Comparative study between N-body and Fokker-Planck simulations for rotating star clusters - II. 2-component models

TL;DR

This study compares N-body and Fokker-Planck simulations of rotating, two-component star clusters, revealing how initial rotation and mass spectrum influence cluster evolution and shape, especially during bar instability phases.

Contribution

It provides a detailed comparison of N-body and Fokker-Planck methods for rotating star clusters with mass spectrum, highlighting differences during early bar instability development.

Findings

N-body and FP simulations agree well for slow rotation.

Rapid rotation leads to bar instability in N-body simulations.

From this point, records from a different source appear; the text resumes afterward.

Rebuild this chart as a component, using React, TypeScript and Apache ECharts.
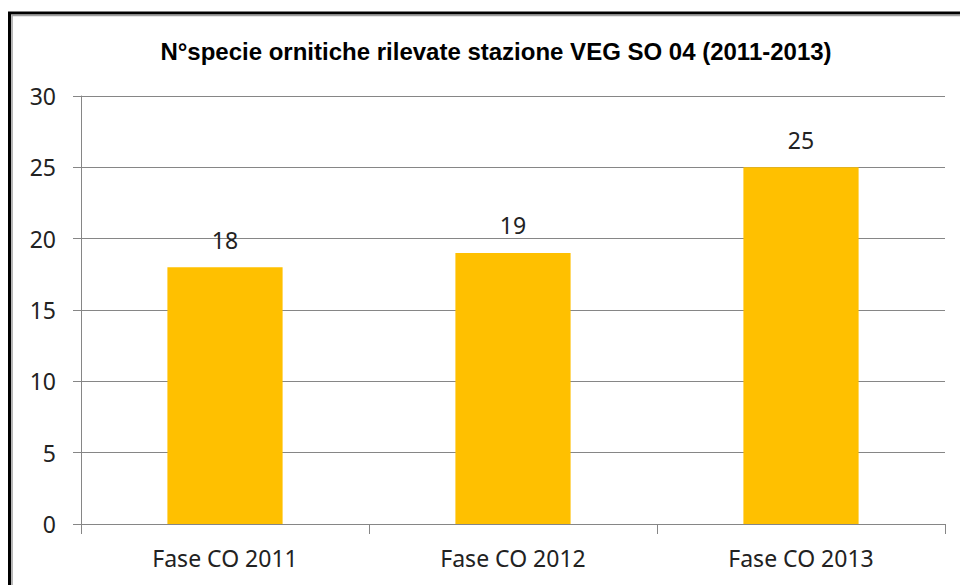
import React, { useEffect, useRef } from "react";
import * as echarts from "echarts";

const title = "N°specie ornitiche rilevate stazione VEG SO 04 (2011-2013)";
const categories = ["Fase CO 2011", "Fase CO 2012", "Fase CO 2013"];
const values = [18, 19, 25];
const yMin = 0;
const yMax = 30;
const yInterval = 5;

export default function App() {
  const ref = useRef<HTMLDivElement>(null);
  useEffect(() => {
    document.body.style.margin = "0";
    const chart = echarts.init(ref.current!, null, { renderer: "svg" });
    chart.setOption({
      animation: false,
      backgroundColor: "#ffffff",
      title: {
        text: title,
        left: 491,
        textAlign: "center",
        top: 34,
        textStyle: {
          fontFamily: "Liberation Sans",
          fontWeight: "bold",
          fontSize: 24,
          color: "#000000",
        },
      },
      graphic: [
        {
          type: "rect",
          shape: { x: 9.5, y: 13, width: 1000, height: 1000 },
          style: { fill: "none", stroke: "#000000", lineWidth: 3 },
          silent: true,
        },
        {
          type: "rect",
          shape: { x: 12, y: 15.5, width: 1000, height: 1000 },
          style: { fill: "none", stroke: "#a0a0a0", lineWidth: 1.5 },
          silent: true,
        },
      ],
      grid: { left: 81, right: 15, top: 96, bottom: 61, containLabel: false },
      xAxis: {
        type: "category",
        data: categories,
        axisLine: { show: true, lineStyle: { color: "#868686", width: 1 } },
        axisTick: { show: true, length: 10, alignWithLabel: false, lineStyle: { color: "#868686" } },
        axisLabel: {
          margin: 22,
          fontFamily: "Noto Sans",
          fontSize: 23,
          color: "#222222",
        },
      },
      yAxis: {
        type: "value",
        min: yMin,
        max: yMax,
        interval: yInterval,
        axisLine: { show: true, lineStyle: { color: "#868686", width: 1 } },
        axisTick: { show: true, length: 8, lineStyle: { color: "#868686" } },
        splitLine: { show: true, lineStyle: { color: "#868686", width: 1 } },
        axisLabel: {
          margin: 25,
          fontFamily: "Noto Sans",
          fontSize: 23,
          color: "#222222",
        },
      },
      series: [
        {
          type: "bar",
          data: values,
          barWidth: "40%",
          itemStyle: { color: "#FFC000" },
          label: {
            show: true,
            position: "top",
            distance: 16,
            fontFamily: "Noto Sans",
            fontSize: 23,
            color: "#222222",
          },
        },
      ],
    });
    return () => chart.dispose();
  }, []);
  return <div ref={ref} style={{ position: "absolute", left: 0, top: 0, width: 960, height: 585 }} />;
}
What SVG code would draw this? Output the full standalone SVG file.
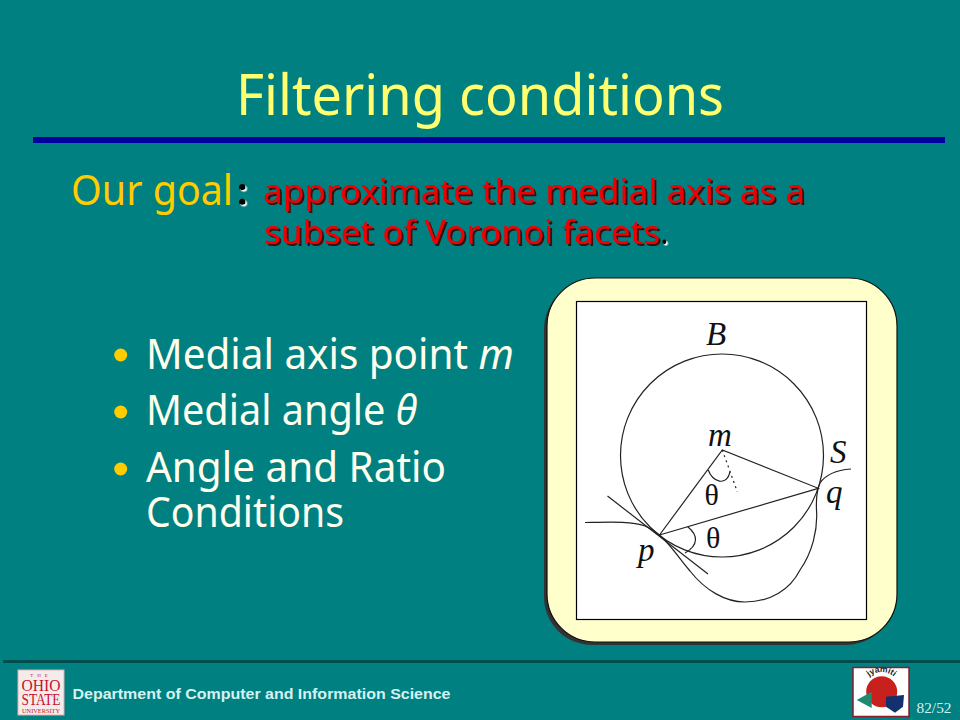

Cluster shape becomes tri-axial or prolate during instability.

Abstract

To understand the effects of the initial rotation on the evolution of the tidally limited clusters with mass spectrum, we have performed N-body simulations of the clusters with different initial rotations and compared the results with those of the Fokker-Planck (FP) simulations. We confirmed that the cluster evolution is accelerated by not only the initial rotation but also the mass spectrum. For the slowly rotating models, the time evolutions of mass, energy and angular momentum show good agreements between N-body and FP simulations. On the other hand, for the rapidly rotating models, there are significant differences between these two approaches at the early stage of the evolutions because of the development of bar instability in N-body simulations. The shape of the cluster for N-body simulations becomes tri-axial or even prolate, which cannot be produced by the 2-dimensional FP simulations. The total angular momentum and the total mass of the cluster decrease rapidly while bar-like structure persists. After the rotational energy becomes smaller than the critical value for the bar instability, the shape of the cluster becomes nearly axisymmetric again, and follows the evolutionary track predicted by the FP equation. We have confirmed again that the energy equipartiton is not completely achieved when M2/M1(m2>/m1)^(3/2) > 0.16. By examining the angular momentum at each mass component, we found that the exchange of angular momentum between different mass components occurs, similar to the energy exchange leading to the equipartition.